Thursday, May 05, 2011

 

A Putz Named Sue


Brunswick County, North Carolina, Commissioners Bill Sue and Scott Phillips think creationism needs to be a part of public school curriculum, right alongside the science of evolution.

“Darwin started out it was a theory, and by the time he got to the sixth chapter, it was fact,” Sue said Monday at a meeting between county commissioners and school officials. “Every theory that has ever been the basis of evolution has been disproven.”

Phillips asked school officials, “What can we do to get creation taught in our schools along with the theory of evolution?”
Well, the first thing you can do is take a million or two dollars out of the county's, no doubt bulging, coffers and set it aside to pay the legal fees of the ACLU and/or Americans United for Separation of Church and State when they sue you into submission. Or, of course, you can just stick the school district with the bill and take it out of the hide of the children of the county.

The local school Superintendent, Edward Pruden, tried to explain reality to these goobers, noting that the the Supreme Court has forbidden the teaching of creationism in public schools and pointing out:

Where much confusion comes in regarding evolution is the word “theory,” he explained.

“To laypeople by ourselves, [it] sounds unproven. When scientists use it, it’s backed up by repeated observation and study” …

“But the entire scientific community, with very few exceptions, support the theory of evolution. And by the term theory, they mean the repeated observation by scientific method coming to the same result.”
The putz named Sue isn't having any part of it though:

I’m tired of my taxpayers’ dollars going to pay the price to teach our kids a lie in the schools,” he said. “And when you have a teacher who is in a position of authority standing before a class of fifth-, sixth-graders telling them they come from a monkey, it has a traumatic influence and effect on them. And I’m ready to go wherever we need to go to change that lie that’s being taught.”
He'd much rather that taxpayer money go to the ACLU, no doubt.
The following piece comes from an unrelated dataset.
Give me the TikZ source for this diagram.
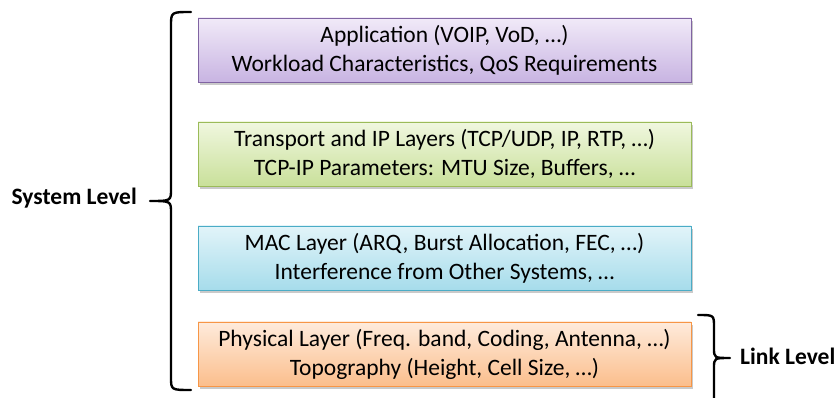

They'll never give up, however:

Sue said he understood Pruden could not allow creationism to be taught as a science, but he was going to “find somebody that can take it somewhere, because [evolution] is a lie.”
It's almost certain that Sue took an oath to uphold the Constitution of the United States.

It's amazing, though perhaps not surprising, that those who proclaim their godliness so loudly are so unwilling to take their oaths seriously.
.

Comments:
The Constitution, like the Bible, is a document that is frequently praised and affirmed by people who have never really read it and who would probably be shocked to find out what's actually in it.